• Problem statement: From the first line of the listing below, retype each line up to and including the one with "(intt) at (644,51)"; pictures stay out.
• • • • •
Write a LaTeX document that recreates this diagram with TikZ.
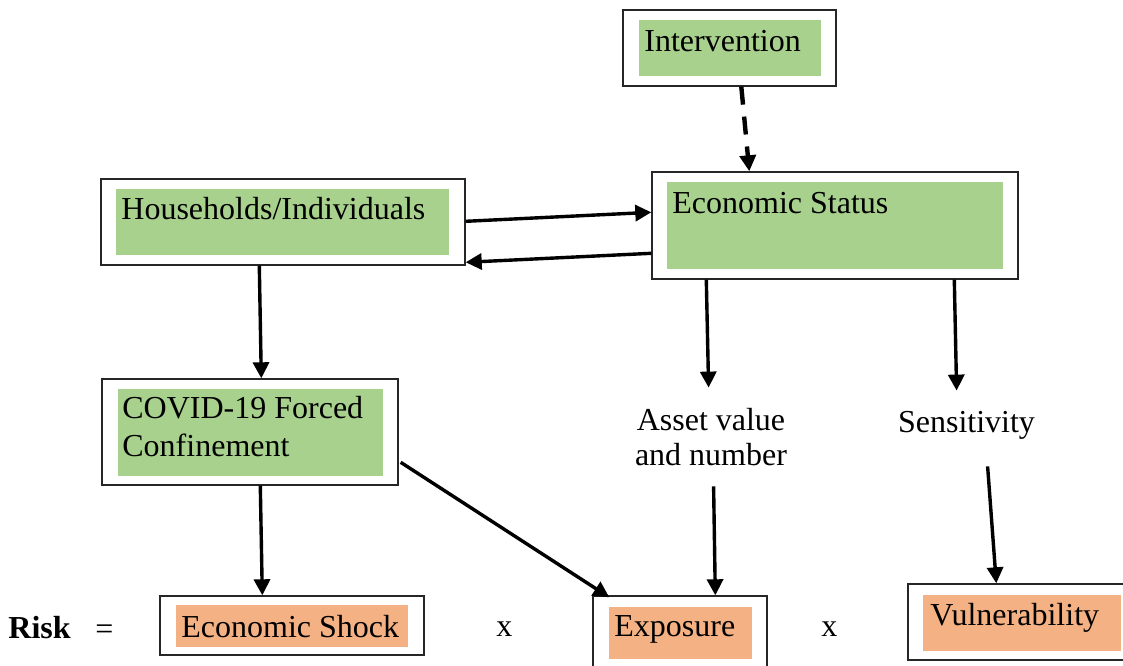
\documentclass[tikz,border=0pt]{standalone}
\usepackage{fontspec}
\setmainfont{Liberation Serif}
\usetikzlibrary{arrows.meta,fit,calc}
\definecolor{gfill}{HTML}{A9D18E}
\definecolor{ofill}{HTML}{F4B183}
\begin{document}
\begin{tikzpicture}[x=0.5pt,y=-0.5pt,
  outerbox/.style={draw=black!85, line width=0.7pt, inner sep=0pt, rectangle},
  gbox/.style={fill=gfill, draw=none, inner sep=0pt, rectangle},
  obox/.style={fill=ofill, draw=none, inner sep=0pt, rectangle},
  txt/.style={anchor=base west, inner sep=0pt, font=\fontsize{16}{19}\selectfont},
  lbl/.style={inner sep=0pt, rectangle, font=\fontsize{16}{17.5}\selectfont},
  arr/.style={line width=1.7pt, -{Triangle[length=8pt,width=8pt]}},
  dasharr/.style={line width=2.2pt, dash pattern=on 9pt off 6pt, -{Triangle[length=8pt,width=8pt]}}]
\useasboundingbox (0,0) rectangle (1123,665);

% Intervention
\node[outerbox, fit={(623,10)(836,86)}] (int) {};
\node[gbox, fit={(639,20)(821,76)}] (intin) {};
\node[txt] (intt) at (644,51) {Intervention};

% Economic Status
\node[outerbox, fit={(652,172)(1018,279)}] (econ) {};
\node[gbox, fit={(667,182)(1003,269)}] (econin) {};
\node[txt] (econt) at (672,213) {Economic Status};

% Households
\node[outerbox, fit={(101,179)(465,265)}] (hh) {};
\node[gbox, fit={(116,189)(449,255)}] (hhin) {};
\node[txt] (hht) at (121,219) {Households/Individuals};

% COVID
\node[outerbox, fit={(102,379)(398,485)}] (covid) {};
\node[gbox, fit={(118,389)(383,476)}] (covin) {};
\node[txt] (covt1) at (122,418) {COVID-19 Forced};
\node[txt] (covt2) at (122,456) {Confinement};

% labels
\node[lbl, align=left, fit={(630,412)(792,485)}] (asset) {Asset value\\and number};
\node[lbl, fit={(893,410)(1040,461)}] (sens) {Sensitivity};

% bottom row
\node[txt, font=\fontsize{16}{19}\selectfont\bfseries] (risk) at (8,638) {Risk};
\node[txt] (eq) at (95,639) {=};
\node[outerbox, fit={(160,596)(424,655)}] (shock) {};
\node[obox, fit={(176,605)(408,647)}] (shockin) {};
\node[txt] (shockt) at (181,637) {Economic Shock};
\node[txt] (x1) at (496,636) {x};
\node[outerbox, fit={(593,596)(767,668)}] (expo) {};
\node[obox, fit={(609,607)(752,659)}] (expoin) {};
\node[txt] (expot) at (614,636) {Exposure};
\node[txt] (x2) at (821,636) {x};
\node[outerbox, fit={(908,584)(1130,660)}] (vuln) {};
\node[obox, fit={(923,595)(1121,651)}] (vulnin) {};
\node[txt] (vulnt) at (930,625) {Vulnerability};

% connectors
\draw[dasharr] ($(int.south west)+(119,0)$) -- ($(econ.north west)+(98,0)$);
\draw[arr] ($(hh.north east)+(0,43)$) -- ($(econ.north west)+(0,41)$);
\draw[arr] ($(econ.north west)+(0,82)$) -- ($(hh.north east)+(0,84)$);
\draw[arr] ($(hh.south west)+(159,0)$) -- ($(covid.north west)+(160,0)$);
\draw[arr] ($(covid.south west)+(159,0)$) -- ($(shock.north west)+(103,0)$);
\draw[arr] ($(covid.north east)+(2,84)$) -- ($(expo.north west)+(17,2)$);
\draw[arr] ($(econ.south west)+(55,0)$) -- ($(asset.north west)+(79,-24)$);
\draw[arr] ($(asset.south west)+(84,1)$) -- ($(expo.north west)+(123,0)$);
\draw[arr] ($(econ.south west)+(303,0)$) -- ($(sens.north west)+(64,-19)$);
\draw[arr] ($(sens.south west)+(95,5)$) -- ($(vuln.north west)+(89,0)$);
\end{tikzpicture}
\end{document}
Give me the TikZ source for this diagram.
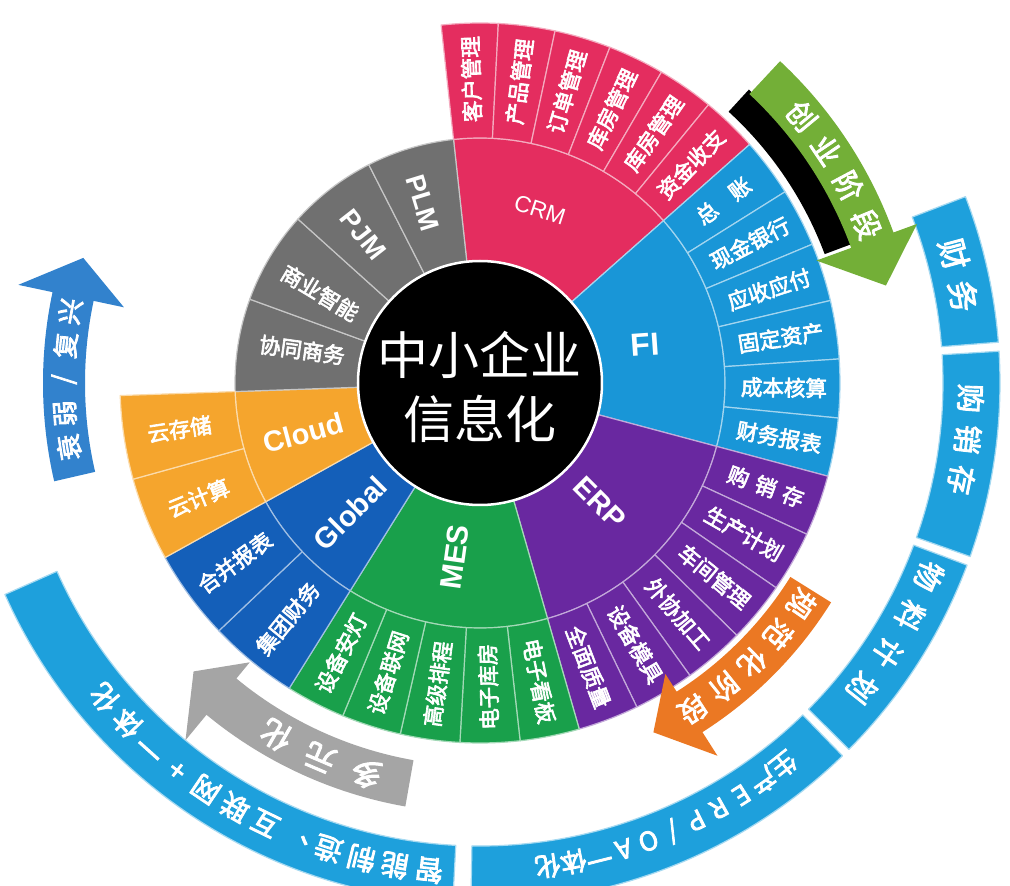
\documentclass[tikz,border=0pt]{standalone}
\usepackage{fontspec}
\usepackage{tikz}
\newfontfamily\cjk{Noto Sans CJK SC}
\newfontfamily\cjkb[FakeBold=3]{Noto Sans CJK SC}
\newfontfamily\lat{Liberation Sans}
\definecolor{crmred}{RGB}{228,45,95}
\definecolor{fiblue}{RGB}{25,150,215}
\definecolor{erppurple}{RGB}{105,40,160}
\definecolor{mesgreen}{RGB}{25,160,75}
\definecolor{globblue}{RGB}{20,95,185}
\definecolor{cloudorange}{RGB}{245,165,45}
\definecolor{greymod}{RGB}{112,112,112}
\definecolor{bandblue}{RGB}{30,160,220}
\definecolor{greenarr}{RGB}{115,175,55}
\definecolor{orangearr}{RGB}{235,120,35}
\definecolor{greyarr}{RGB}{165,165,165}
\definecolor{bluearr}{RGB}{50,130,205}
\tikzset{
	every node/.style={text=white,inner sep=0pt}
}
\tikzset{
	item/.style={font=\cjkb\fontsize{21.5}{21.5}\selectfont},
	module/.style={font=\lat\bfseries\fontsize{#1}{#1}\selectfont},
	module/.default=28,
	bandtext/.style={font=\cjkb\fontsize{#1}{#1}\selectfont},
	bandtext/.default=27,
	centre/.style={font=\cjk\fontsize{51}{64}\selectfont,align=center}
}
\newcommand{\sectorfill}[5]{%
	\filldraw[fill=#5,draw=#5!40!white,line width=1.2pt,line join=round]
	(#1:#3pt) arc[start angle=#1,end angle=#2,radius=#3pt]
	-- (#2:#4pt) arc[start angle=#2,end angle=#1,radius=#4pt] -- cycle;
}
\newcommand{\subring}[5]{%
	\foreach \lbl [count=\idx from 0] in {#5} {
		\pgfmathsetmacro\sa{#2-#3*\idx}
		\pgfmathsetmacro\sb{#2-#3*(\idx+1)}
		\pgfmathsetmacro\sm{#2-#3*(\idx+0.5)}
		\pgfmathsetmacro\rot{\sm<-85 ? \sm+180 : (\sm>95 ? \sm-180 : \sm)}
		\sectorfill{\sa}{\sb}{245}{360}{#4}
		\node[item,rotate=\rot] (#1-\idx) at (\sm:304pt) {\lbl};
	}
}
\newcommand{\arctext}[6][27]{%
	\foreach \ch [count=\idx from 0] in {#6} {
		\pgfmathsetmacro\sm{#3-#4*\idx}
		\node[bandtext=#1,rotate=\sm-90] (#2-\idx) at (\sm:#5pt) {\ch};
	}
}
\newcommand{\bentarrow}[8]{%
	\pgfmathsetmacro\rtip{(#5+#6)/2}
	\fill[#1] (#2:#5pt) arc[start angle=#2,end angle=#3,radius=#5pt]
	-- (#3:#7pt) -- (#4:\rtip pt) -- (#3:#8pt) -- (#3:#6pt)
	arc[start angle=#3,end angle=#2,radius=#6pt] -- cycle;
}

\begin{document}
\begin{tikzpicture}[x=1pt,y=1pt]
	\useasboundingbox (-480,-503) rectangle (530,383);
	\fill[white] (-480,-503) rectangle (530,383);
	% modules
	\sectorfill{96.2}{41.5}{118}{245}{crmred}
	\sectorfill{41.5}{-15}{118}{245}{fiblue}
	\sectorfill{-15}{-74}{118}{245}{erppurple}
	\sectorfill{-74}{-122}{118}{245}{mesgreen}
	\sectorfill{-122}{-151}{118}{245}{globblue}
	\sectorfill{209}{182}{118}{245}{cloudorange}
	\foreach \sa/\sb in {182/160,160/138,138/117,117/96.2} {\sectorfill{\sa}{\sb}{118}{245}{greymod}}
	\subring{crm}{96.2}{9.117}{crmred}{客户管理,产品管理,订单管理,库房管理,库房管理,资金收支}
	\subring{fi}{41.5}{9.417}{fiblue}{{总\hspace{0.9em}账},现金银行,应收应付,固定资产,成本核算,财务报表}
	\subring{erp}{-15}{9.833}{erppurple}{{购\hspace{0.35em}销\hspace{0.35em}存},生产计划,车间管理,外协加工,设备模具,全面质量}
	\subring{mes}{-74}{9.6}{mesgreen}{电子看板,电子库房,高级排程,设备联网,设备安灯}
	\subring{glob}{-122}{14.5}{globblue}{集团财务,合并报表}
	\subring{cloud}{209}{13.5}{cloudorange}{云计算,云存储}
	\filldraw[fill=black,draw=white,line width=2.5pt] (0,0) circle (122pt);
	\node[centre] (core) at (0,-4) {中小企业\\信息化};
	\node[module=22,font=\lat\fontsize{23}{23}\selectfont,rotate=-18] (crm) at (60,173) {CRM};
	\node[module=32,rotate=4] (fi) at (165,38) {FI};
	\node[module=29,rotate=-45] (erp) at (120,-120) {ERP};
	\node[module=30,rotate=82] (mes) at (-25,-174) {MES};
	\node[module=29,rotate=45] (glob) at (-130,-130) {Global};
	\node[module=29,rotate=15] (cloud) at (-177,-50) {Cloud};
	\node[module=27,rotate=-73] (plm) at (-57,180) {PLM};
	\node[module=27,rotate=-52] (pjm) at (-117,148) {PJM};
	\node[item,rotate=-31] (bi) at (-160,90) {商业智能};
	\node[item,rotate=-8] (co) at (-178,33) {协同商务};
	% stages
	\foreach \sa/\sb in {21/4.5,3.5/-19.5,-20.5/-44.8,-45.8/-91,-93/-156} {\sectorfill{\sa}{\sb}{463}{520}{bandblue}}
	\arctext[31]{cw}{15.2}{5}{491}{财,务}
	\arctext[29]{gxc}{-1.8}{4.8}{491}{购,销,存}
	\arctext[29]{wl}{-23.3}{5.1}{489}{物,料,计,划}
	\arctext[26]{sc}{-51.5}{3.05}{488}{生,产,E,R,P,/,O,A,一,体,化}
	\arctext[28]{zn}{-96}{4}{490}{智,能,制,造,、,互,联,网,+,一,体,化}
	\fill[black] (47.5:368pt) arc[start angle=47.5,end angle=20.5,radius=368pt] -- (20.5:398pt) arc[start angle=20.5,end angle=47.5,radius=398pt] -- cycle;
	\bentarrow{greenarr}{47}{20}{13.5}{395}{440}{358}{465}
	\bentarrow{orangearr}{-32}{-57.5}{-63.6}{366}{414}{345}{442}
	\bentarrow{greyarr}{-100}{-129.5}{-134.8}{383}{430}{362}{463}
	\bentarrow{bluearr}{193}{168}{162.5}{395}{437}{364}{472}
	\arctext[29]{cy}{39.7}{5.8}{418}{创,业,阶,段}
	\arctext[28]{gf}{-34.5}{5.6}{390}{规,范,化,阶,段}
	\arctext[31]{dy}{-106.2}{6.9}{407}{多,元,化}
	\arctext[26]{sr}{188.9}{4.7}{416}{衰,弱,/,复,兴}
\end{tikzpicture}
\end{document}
• • • • •
• Response to this exercise:
Write a LaTeX document that recreates this diagram with TikZ.
\documentclass[tikz,border=0pt]{standalone}
\usepackage{fontspec}
\setmainfont{Liberation Serif}
\usetikzlibrary{arrows.meta,fit,calc}
\definecolor{gfill}{HTML}{A9D18E}
\definecolor{ofill}{HTML}{F4B183}
\begin{document}
\begin{tikzpicture}[x=0.5pt,y=-0.5pt,
  outerbox/.style={draw=black!85, line width=0.7pt, inner sep=0pt, rectangle},
  gbox/.style={fill=gfill, draw=none, inner sep=0pt, rectangle},
  obox/.style={fill=ofill, draw=none, inner sep=0pt, rectangle},
  txt/.style={anchor=base west, inner sep=0pt, font=\fontsize{16}{19}\selectfont},
  lbl/.style={inner sep=0pt, rectangle, font=\fontsize{16}{17.5}\selectfont},
  arr/.style={line width=1.7pt, -{Triangle[length=8pt,width=8pt]}},
  dasharr/.style={line width=2.2pt, dash pattern=on 9pt off 6pt, -{Triangle[length=8pt,width=8pt]}}]
\useasboundingbox (0,0) rectangle (1123,665);

% Intervention
\node[outerbox, fit={(623,10)(836,86)}] (int) {};
\node[gbox, fit={(639,20)(821,76)}] (intin) {};
\node[txt] (intt) at (644,51) {Intervention};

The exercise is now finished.